California Joins New York In Wanting To Ban Encrypted Smartphones

Recently, New York had proposed an anti-encryption bill that allows the government backdoor access to your device. Joining the bandwagon is California who has come up with a similar bill, which could require manufacturers to make smartphones that can be decrypted and unlocked. In other words, California’s legislature is considering banning devices that come with unbreakable encryption.

This legislation was introduced by California assembly member Jim Cooper (D-9th) – Assembly Bill 1681. Basically the idea is similar to what New York has proposed, in which it requires all smartphones manufactured “on or after January 1, 2017, and sold in California after that date” to be “capable of being decrypted and unlocked by its manufacturer or its operating system provider.” If devices are found not to comply with these regulations, they could be fined $2,500 (presumably per device).

If the bill becomes law, the bill would affect all iPhones with iOS 8 and above, as well as many Android devices (especially the ones that come installed with Android 6.0).

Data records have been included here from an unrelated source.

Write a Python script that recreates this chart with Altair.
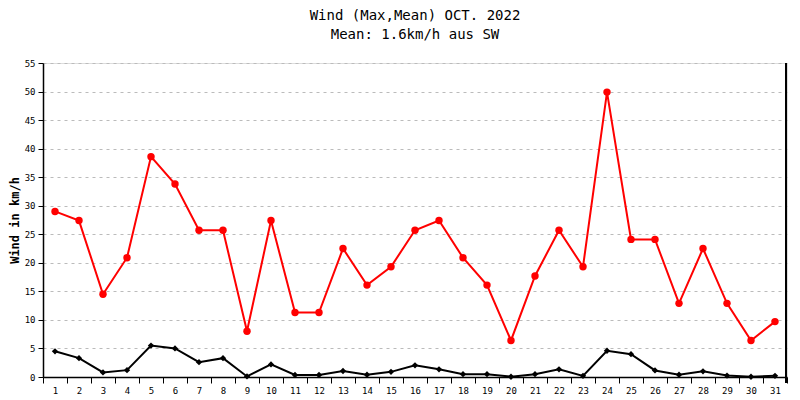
import altair as alt
import pandas as pd

days = list(range(1, 32))
wind_max = [29.0, 27.4, 14.5, 20.9, 38.6, 33.8, 25.7, 25.7, 8.0, 27.4,
            11.3, 11.3, 22.5, 16.1, 19.3, 25.7, 27.4, 20.9, 16.1, 6.4,
            17.7, 25.7, 19.3, 49.9, 24.1, 24.1, 12.9, 22.5, 12.9, 6.4, 9.7]
wind_mean = [4.5, 3.3, 0.8, 1.2, 5.5, 5.0, 2.6, 3.3, 0.1, 2.2,
             0.35, 0.35, 1.05, 0.4, 0.9, 2.05, 1.35, 0.5, 0.5, 0.05,
             0.5, 1.35, 0.2, 4.6, 4.0, 1.15, 0.4, 1.0, 0.25, 0.05, 0.2]
y_ticks = [0, 5, 10, 15, 20, 25, 30, 35, 40, 45, 50, 55]

df = pd.DataFrame({"day": days, "max": wind_max, "mean": wind_mean})

FONT = "DejaVu Sans Mono"
W, H = 744, 314

x_axis = alt.Axis(title=None, labelAngle=0, tickBand="extent", domainColor="black",
                  tickColor="black", tickSize=6, labelFont=FONT, labelFontSize=9,
                  labelColor="black", labelPadding=3, grid=False, domainWidth=1.5)
x_scale = alt.Scale(type="band", paddingInner=0, paddingOuter=0)
y_scale = alt.Scale(domain=[0, 55], nice=False)
y_axis = alt.Axis(title="Wind in km/h", values=y_ticks, titleFont=FONT, titleFontSize=12,
                  titleFontWeight="bold", titleColor="black", titlePadding=3,
                  labelFont=FONT, labelFontSize=9, labelColor="black", tickColor="black",
                  labelOverlap=False, labelBound=False, labelFlush=False,
                  tickSize=5, domainColor="black", domainWidth=1.5, grid=True,
                  gridColor="#bbbbbb", gridDash=[3, 4], gridWidth=1, labelPadding=3)


def enc(field):
    return dict(x=alt.X("day:O", scale=x_scale, axis=x_axis),
                y=alt.Y(f"{field}:Q", scale=y_scale, axis=y_axis))


base = alt.Chart(df)
red_line = base.mark_line(color="#ff0000", strokeWidth=2).encode(**enc("max"))
red_pts = base.mark_point(color="#ff0000", filled=True, opacity=1, size=55,
                          shape="circle").encode(**enc("max"))
blk_line = base.mark_line(color="black", strokeWidth=2).encode(**enc("mean"))
blk_pts = base.mark_point(color="black", filled=True, opacity=1, size=40,
                          shape="diamond").encode(**enc("mean"))
right_rule = alt.Chart(df).mark_rule(color="black", strokeWidth=1.5).encode(
    x=alt.value(W - 1), y=alt.value(0), y2=alt.value(H + 6))

chart = alt.layer(red_line, blk_line, red_pts, blk_pts, right_rule).properties(
    width=W, height=H,
    autosize=alt.AutoSizeParams(type="none"),
    padding={"left": 35, "top": 55, "right": 5, "bottom": 20},
    title=alt.TitleParams(text=["Wind (Max,Mean) OCT. 2022", "Mean: 1.6km/h aus SW"],
                          font=FONT, fontSize=14, fontWeight="normal", color="black",
                          lineHeight=19, anchor="middle", offset=17),
).configure_view(stroke=None).configure(background="white")

chart.save("out.html", embed_options={"renderer": "svg", "actions": False})
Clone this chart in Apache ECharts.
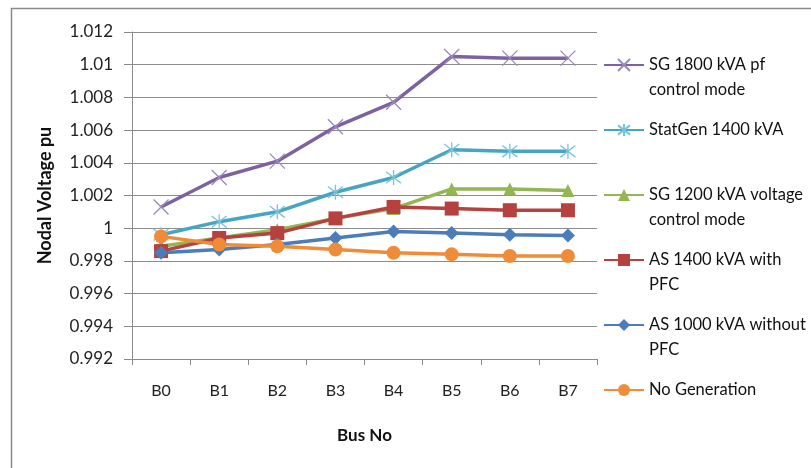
<!DOCTYPE html>
<html>
<head>
<meta charset="utf-8">
<script src="https://cdn.jsdelivr.net/npm/echarts@6/dist/echarts.min.js"></script>
<style>
html,body{margin:0;padding:0;background:#fff;}
#c{width:811px;height:468px;}
</style>
</head>
<body>
<div id="c"></div>
<script>
// ---- data ----
var categories = ['B0','B1','B2','B3','B4','B5','B6','B7'];
var sg1800 = [1.0013, 1.0031, 1.0041, 1.0062, 1.0077, 1.0105, 1.0104, 1.0104];
var statGen1400 = [0.9996, 1.0004, 1.0010, 1.0022, 1.0031, 1.0048, 1.0047, 1.0047];
var sg1200 = [0.9989, 0.9994, 0.9999, 1.0006, 1.0012, 1.0024, 1.0024, 1.0023];
var as1400 = [0.9986, 0.9994, 0.9997, 1.0006, 1.0013, 1.0012, 1.0011, 1.0011];
var as1000 = [0.9985, 0.9987, 0.9990, 0.9994, 0.9998, 0.9997, 0.9996, 0.99955];
var noGen = [0.9995, 0.9990, 0.9989, 0.9987, 0.9985, 0.9984, 0.9983, 0.9983];
var seriesNames = ['SG 1800 kVA pf control mode','StatGen 1400 kVA','SG 1200 kVA voltage control mode','AS 1400 kVA with PFC','AS 1000 kVA without PFC','No Generation'];
var legendLabels = ['SG 1800 kVA pf\ncontrol mode','StatGen 1400 kVA','SG 1200 kVA voltage\ncontrol mode','AS 1400 kVA with\nPFC','AS 1000 kVA without\nPFC','No Generation'];
var yTicks = {min: 0.992, max: 1.012, interval: 0.002};
var yTitle = 'Nodal Voltage pu';
var xTitle = 'Bus No';

// ---- styles ----
var FONT = 'Lato';
var colors = ['#7E62A0','#45A5C2','#93B552','#B5423F','#4A7DB9','#EE8C3A'];
var markColors = ['#9C88BE','#78C3DA','#93B552','#B5423F','#4A7DB9','#EE8C3A'];
var symbols = [
  'path://M0,0L10,10M10,0L0,10',
  'path://M0,0L10,10M10,0L0,10M5,-1.5L5,11.5',
  'triangle','rect','diamond','circle'
];
var symbolSizes = [15, 15, 13, 14, 14, 14];
var dataArr = [sg1800, statGen1400, sg1200, as1400, as1000, noGen];

var series = seriesNames.map(function(n, i){
  var isPath = i < 2;
  return {
    name: n,
    type: 'line',
    data: dataArr[i],
    symbol: symbols[i],
    symbolSize: symbolSizes[i],
    showAllSymbol: true,
    lineStyle: {color: colors[i], width: 3.5},
    itemStyle: isPath ? {color: markColors[i], borderColor: markColors[i], borderWidth: 1.3}
                      : {color: markColors[i], borderWidth: 0},
    emphasis: {disabled: true},
    animation: false
  };
});

var legendCenters = [65, 130, 195, 260, 325, 390];
var legends = seriesNames.map(function(n, i){
  var two = legendLabels[i].indexOf('\n') >= 0;
  return {
    data: [n],
    orient: 'vertical',
    left: 603,
    top: legendCenters[i] - (two ? 37.5 : 12.5),
    padding: 0,
    itemWidth: 40,
    itemHeight: 15,
    selectedMode: false,
    formatter: function(){ return two ? (' \n' + legendLabels[i]) : legendLabels[i]; },
    textStyle: {fontFamily: FONT, fontSize: 16.5, color: '#111', lineHeight: 25}
  };
});

var chart = echarts.init(document.getElementById('c'), null, {renderer: 'canvas'});
chart.setOption({
  backgroundColor: '#fff',
  animation: false,
  graphic: [{
    type: 'rect', silent: true,
    shape: {x: 11.5, y: 8.5, width: 900, height: 600},
    style: {fill: 'none', stroke: '#8a8a8a', lineWidth: 1.5}
  }],
  legend: legends,
  grid: {left: 132, top: 32, width: 465, height: 327, containLabel: false},
  xAxis: {
    type: 'category',
    data: categories,
    boundaryGap: true,
    name: xTitle,
    nameLocation: 'middle',
    nameGap: 68,
    nameTextStyle: {fontFamily: FONT, fontSize: 17, fontWeight: 'bold', color: '#111'},
    axisLine: {lineStyle: {color: '#8a8a8a', width: 1}},
    axisTick: {show: true, length: 6, lineStyle: {color: '#8a8a8a'}},
    axisLabel: {fontFamily: FONT, fontSize: 16, color: '#222', margin: 24},
    splitLine: {show: false}
  },
  yAxis: {
    type: 'value',
    min: yTicks.min, max: yTicks.max, interval: yTicks.interval,
    name: yTitle,
    nameLocation: 'middle',
    nameGap: 78,
    nameTextStyle: {fontFamily: FONT, fontSize: 18, fontWeight: 'bold', color: '#111'},
    axisLine: {show: true, lineStyle: {color: '#8a8a8a', width: 1}},
    axisTick: {show: true, length: 8, lineStyle: {color: '#8a8a8a'}},
    axisLabel: {fontFamily: FONT, fontSize: 17, color: '#222', margin: 19,
      formatter: function(v){ return String(+v.toFixed(3)); }},
    splitLine: {show: true, lineStyle: {color: '#8c8c8c', width: 1}}
  },
  series: series
});
</script>
</body>
</html>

The bill might force a pause in sales for Apple in its hometown. The iPhone maker added strong encryption to its devices last year, and Google followed suit shortly afterwards with similar encryption on Android. Even though many in the U.S. government believe that encryption hinders law enforcement investigations, Apple and Google argue that it’s a matter of user privacy.

Apple shows no signs of stopping its fight for encryption on smartphones, either. The company’s CEO Tim Cook recently questioned President Obama‘s stance on privacy and surveillance, and he has commented on various pieces of anti-encryption legislation in the United Kingdom and United States in the past. It seems likely that Google and Apple will both fight against the bill, though neither have commented on the new anti-encryption legislation.

Despite Cook’s strong support for encryption, a $2,500 charge each time an iPhone doesn’t have a backdoor might force Apple to change its tune, unless Apple plans to boycott California and not sell iPhones in the state until the law is reversed.

The bill must pass the assembly and the state senate, and be signed into law by Gov. Jerry Brown (D).

It does seem like a long shot for California, considering some of the biggest tech companies are based in Silicon Valley. At least in New York’s case, its citizens can sign up on the state’s official website to express their approval or disapproval of the new legislation by clicking on the “Aye” on “Nay” buttons. The aim is when a senator comes to vote, they can see from their website’s dashboards which way their constituents want their lawmaker to vote.

As of now, California doesn’t have such a site, which means that if you disagree with the bill, you will still have to contact your local representatives in California directly.